▶ [Stated goal] Your task is to copy the listing exactly. Drop any pictures from the copy.

[Given data start]

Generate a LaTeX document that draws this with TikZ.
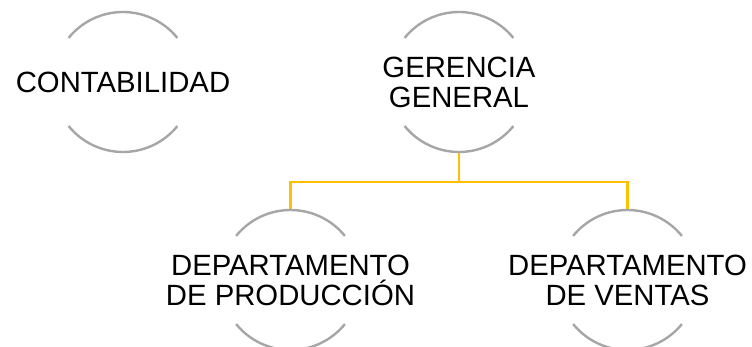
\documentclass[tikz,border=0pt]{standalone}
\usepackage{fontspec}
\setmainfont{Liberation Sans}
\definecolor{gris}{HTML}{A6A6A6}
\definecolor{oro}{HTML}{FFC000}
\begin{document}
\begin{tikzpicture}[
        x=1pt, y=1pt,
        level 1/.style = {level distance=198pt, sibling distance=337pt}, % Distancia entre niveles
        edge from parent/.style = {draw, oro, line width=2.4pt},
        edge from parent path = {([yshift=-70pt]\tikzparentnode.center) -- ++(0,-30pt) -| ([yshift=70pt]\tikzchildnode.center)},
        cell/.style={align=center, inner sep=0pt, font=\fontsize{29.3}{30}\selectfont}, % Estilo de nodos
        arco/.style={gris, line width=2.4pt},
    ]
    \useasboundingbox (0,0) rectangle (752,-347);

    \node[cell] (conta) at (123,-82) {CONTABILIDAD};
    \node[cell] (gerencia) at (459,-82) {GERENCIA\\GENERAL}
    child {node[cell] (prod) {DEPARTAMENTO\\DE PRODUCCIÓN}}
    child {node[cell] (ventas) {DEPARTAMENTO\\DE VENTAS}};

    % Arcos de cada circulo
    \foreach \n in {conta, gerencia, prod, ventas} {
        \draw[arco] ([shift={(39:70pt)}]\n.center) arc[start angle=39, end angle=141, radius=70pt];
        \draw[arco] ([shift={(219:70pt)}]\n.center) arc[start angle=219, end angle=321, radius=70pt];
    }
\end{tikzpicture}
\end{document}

[Given data end]

▶ [Complete answer]
Generate a LaTeX document that draws this with TikZ.
\documentclass[tikz,border=0pt]{standalone}
\usepackage{fontspec}
\setmainfont{Liberation Sans}
\definecolor{gris}{HTML}{A6A6A6}
\definecolor{oro}{HTML}{FFC000}
\begin{document}
\begin{tikzpicture}[
        x=1pt, y=1pt,
        level 1/.style = {level distance=198pt, sibling distance=337pt}, % Distancia entre niveles
        edge from parent/.style = {draw, oro, line width=2.4pt},
        edge from parent path = {([yshift=-70pt]\tikzparentnode.center) -- ++(0,-30pt) -| ([yshift=70pt]\tikzchildnode.center)},
        cell/.style={align=center, inner sep=0pt, font=\fontsize{29.3}{30}\selectfont}, % Estilo de nodos
        arco/.style={gris, line width=2.4pt},
    ]
    \useasboundingbox (0,0) rectangle (752,-347);

    \node[cell] (conta) at (123,-82) {CONTABILIDAD};
    \node[cell] (gerencia) at (459,-82) {GERENCIA\\GENERAL}
    child {node[cell] (prod) {DEPARTAMENTO\\DE PRODUCCIÓN}}
    child {node[cell] (ventas) {DEPARTAMENTO\\DE VENTAS}};

    % Arcos de cada circulo
    \foreach \n in {conta, gerencia, prod, ventas} {
        \draw[arco] ([shift={(39:70pt)}]\n.center) arc[start angle=39, end angle=141, radius=70pt];
        \draw[arco] ([shift={(219:70pt)}]\n.center) arc[start angle=219, end angle=321, radius=70pt];
    }
\end{tikzpicture}
\end{document}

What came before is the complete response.